How do we start looking at this from a scientific perspective? What exactly is the problem with drugs and how do we handle that problem? Is the problem simply a question of perception?

If there were a supervised consumption site when Vander Vliet was using, he said he would have definitely taken advantage of it. “I can identify a number of occasions which I would have. I was lucky enough to have that support structure.”

Looking at his life now compared to what it was when he was using, he said, “I appreciate not looking at my life through a filter anymore.

“Because I’ve stopped using, I’ve had opportunities to engage my world in ways that I wouldn’t have been able to if I’d been caught up in my substance use.”

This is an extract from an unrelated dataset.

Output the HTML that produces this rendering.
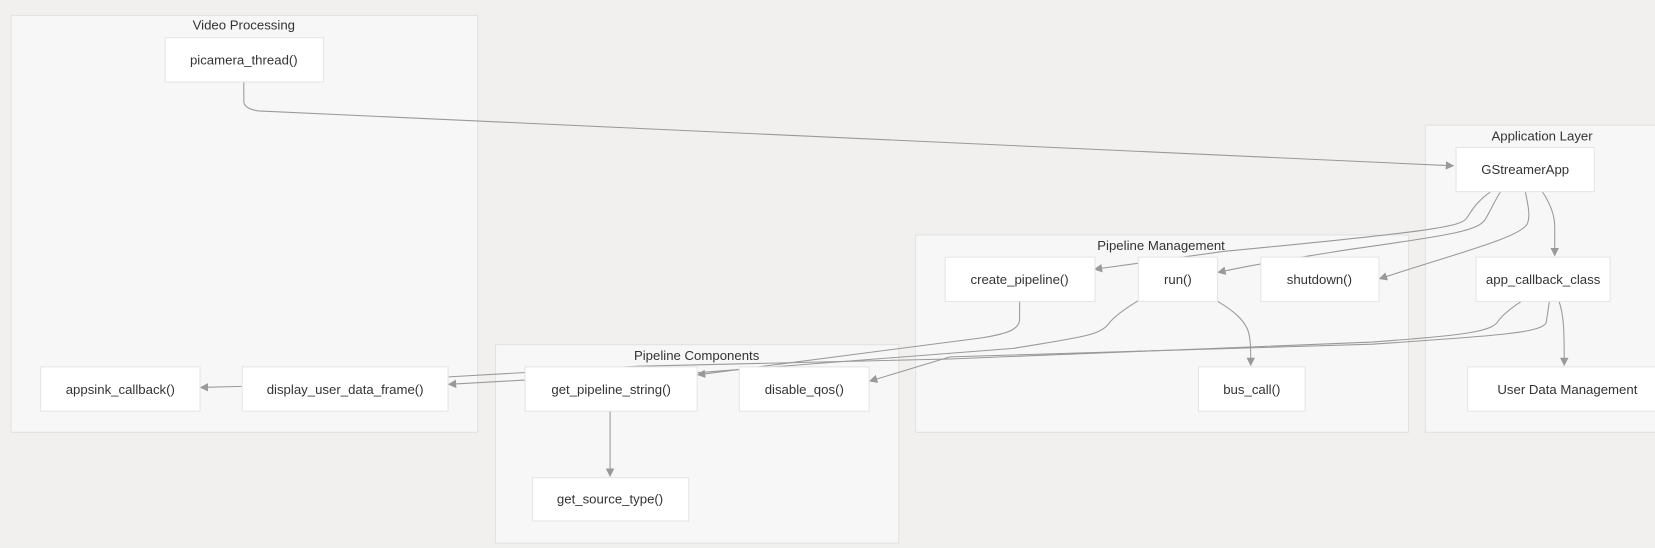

He said a majority of his time was spent chasing a high, and that he started doing drugs because he was unable to make human connections. “I felt a perpetual distance between myself and other people, and in order to cope with that I cultivated a relationship with substance use.”

Having known people who have used drugs, Vander Vliet has unfortunately dealt with the devastating side - death.

“There’s that constant threat. If you know anybody who’s using, you’re essentially mourning them before they die. You just have to assume that it could happen anytime,” he said.

For those who are still using, he wants them to know that a different life is possible and he continues to be a support to those around him, along with providing a non-judgmental place people can come to and talk.